● **Aim**: Look through the lines below and extract any with the word "this".

● **Exercise input**:
--------------------
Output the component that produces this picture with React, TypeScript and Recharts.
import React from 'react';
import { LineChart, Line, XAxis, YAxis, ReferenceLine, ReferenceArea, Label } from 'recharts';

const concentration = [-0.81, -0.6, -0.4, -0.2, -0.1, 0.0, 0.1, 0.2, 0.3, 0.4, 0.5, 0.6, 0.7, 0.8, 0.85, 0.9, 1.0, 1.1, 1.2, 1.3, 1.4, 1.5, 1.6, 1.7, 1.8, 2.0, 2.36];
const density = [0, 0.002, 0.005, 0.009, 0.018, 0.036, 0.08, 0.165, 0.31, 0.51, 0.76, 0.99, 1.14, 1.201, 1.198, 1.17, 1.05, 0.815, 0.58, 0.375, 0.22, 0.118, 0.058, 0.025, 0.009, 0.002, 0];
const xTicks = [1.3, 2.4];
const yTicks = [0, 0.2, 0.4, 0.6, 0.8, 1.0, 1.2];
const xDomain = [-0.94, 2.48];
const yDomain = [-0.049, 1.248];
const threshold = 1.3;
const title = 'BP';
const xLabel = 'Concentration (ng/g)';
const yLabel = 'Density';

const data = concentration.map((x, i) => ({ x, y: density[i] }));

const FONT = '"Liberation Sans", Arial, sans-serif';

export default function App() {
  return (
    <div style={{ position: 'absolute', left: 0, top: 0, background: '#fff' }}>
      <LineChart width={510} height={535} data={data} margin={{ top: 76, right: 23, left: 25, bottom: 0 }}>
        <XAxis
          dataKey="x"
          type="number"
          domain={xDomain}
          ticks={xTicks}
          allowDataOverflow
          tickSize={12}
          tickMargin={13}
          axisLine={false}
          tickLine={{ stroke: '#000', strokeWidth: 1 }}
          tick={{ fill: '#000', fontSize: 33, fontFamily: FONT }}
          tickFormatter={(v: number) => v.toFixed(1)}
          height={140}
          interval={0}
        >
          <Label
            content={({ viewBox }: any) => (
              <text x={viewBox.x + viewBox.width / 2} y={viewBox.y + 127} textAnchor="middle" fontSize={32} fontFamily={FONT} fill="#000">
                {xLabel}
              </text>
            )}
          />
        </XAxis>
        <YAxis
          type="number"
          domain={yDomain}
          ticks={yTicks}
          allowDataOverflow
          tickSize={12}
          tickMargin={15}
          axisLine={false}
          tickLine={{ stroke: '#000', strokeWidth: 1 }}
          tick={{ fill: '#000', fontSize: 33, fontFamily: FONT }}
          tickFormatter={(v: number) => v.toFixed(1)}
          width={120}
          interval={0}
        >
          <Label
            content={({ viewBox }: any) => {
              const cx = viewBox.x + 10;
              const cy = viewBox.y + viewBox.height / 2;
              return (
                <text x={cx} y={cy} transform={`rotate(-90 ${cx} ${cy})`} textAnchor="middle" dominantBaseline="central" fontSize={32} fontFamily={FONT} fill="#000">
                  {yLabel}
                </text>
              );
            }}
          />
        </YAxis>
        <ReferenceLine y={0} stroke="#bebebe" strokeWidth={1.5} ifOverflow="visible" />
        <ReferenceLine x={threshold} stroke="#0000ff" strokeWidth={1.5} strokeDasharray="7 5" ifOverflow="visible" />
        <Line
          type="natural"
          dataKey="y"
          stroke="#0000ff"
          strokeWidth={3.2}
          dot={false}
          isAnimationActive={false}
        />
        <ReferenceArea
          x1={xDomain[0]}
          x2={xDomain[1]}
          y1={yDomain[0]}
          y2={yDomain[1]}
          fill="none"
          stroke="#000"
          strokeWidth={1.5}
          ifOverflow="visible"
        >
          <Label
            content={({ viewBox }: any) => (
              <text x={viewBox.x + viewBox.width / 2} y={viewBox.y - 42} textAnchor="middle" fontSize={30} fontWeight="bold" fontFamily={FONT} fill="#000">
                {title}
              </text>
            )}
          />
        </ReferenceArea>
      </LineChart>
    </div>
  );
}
--------------------
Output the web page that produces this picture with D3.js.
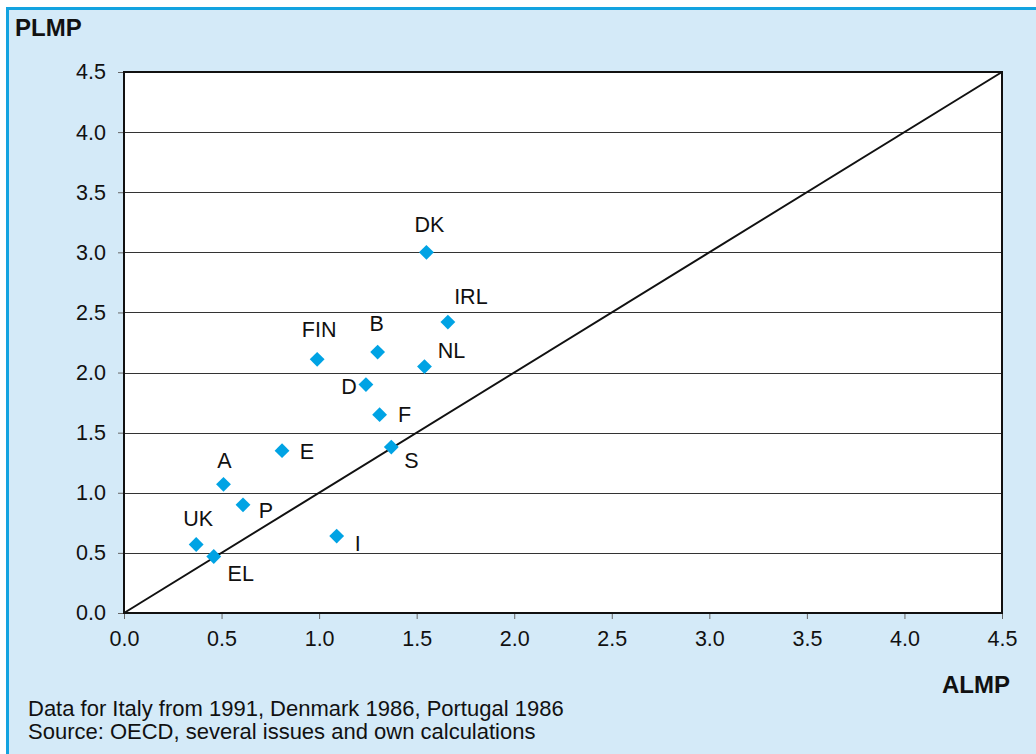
--------------------
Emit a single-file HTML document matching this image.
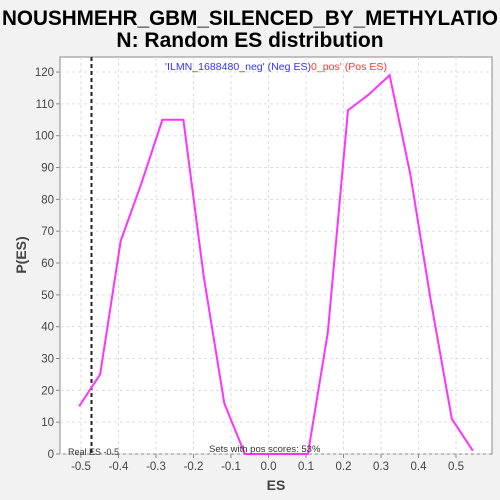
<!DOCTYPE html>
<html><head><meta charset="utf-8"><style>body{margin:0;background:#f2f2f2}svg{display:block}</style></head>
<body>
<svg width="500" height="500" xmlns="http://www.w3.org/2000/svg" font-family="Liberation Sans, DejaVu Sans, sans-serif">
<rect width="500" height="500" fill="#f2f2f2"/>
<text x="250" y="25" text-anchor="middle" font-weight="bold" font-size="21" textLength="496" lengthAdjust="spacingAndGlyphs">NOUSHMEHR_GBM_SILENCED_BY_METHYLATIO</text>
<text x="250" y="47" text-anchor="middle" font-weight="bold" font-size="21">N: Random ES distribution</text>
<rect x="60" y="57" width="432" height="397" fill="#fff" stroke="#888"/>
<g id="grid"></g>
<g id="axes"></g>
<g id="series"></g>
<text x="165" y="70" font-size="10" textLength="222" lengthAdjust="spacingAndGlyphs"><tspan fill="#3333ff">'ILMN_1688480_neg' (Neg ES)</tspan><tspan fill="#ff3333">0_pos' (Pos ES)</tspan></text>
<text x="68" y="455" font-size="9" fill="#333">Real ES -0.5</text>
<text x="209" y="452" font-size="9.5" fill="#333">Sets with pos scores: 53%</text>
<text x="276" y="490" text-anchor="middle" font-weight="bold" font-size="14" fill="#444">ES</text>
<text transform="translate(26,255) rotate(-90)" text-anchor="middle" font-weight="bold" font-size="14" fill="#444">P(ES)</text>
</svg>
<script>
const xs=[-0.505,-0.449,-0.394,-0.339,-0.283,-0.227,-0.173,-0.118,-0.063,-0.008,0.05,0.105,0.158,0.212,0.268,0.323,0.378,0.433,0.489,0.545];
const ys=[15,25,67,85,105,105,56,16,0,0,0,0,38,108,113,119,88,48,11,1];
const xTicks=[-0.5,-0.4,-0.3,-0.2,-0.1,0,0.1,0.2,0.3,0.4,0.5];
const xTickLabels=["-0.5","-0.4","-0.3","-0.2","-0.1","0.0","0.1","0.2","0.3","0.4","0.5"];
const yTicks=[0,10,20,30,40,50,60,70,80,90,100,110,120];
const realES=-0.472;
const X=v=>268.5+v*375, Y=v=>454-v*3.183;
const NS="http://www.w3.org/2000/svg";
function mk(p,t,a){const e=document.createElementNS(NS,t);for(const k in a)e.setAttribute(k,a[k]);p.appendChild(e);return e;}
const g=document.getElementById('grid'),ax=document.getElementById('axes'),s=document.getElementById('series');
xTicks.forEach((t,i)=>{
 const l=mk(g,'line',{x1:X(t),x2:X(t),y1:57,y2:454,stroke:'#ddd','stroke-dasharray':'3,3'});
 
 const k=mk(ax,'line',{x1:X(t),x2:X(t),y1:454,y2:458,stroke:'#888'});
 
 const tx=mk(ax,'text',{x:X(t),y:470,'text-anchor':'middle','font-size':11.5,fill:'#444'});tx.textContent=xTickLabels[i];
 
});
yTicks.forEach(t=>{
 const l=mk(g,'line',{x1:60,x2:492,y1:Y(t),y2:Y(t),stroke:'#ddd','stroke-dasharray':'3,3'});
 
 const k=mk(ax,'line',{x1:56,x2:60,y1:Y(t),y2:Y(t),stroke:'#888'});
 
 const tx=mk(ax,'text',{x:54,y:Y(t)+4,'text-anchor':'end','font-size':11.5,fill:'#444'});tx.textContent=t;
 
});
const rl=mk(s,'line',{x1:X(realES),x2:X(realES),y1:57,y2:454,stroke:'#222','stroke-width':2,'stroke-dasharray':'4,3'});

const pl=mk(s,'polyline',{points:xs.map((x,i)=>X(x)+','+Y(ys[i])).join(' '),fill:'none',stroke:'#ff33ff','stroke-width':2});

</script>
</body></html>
--------------------
● **Answer to the task**:
Output the component that produces this picture with React, TypeScript and Recharts.
Output the web page that produces this picture with D3.js.
Emit a single-file HTML document matching this image.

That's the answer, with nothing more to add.